Après l’éclatant mois de mai de la Victoire, vint un mois de juin d’épreuves. Les alliés d’hier, Anglais et Français, s’affrontèrent une fois de plus dans ce champ clos de leurs vieilles querelles : le Moyen-Orient. La Marseillaise, bien entendu, s’attacha à défendre la France calomniée et à contre-attaquer. Mais, soumise à une censure qui, de coulante quand tout allait bien, se faisait hargneuse en temps de crise – ce qui fut le cas avec une tension tout à fait exceptionnelle – elle ne pouvait guère nous faire entendre. Le combat était inégal et faussé. Il fut rude. La Marseillaise fut suspendue et il s’en fallut de très peu que je n’aille voir comment les choses se passaient dans les geôles du roi Farouk. Puis tout se tassa. Mal.

Venons-en au numéro 144 du 23 juin 1945, le dernier hélas de ma collection. Par une curieuse coïncidence, il porte en manchette ces deux dates : « Juin 1940… Juin 1945 ». J’avais intitulé mon éditorial « Hommage des humbles » pour exprimer, en ce cinquième anniversaire du début de notre épopée, l’admiration et l’affection que les Volontaires de 1940 ont toujours témoigné au général de Gaulle pour leur avoir permis d’espérer et de combattre en une tranche de vie qui nous est souvent enviée et dont le souvenir compense mille et mille fois les déboires et déceptions venus ensuite. Cinq années comme celles-là, toutes rudes et dangereuses qu’elles furent, quel incomparable bienfait du destin !

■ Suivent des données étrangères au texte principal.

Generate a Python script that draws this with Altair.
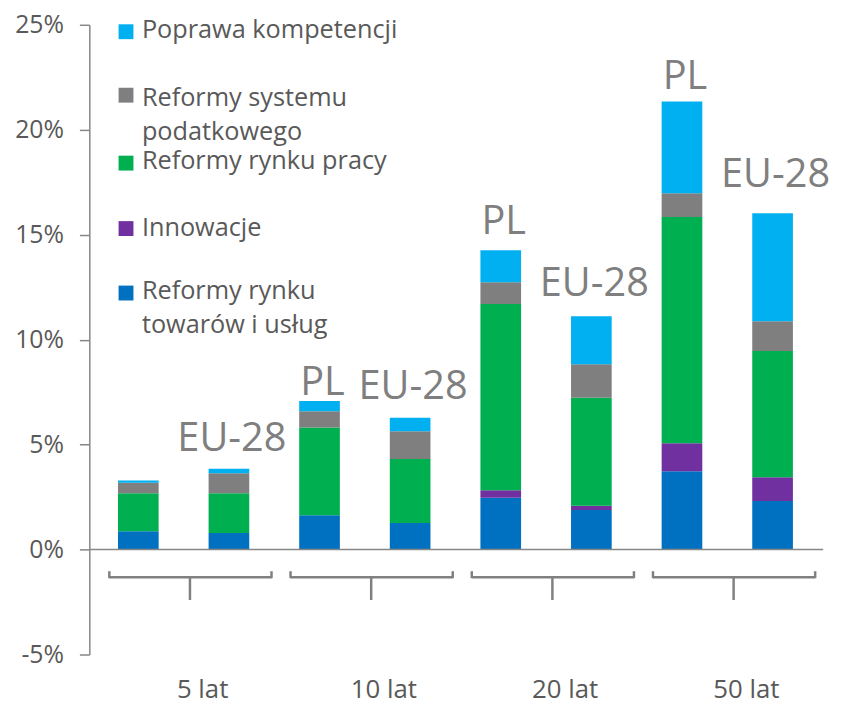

La guerre étant terminée, les journaux de France recommencèrent d’arriver et « La Marseillaise« , hebdomadaire des Volontaires de juin 40, disparut parce qu’elle avait fait son temps et rempli sa mission.


(1) Ma collection comprend les numéros 89, 98, 112 à 122, 124 à 144.
(2) A New-Delhi, Robert Victor publiait la belle revue France Orient et, à Beyrouth, Emile Dana fit lui aussi paraître une publication, lorsque la presse de la France libérée lui parvint.
(3) Coulants ou sévères selon l’état des relations entre Anglais et Français Libres, c’est-à-dire, en fait, entre M. Winston Churchill et le général de Gaulle.

Extrait de la Revue de la France Libre, n° 220, juillet-septembre 1977.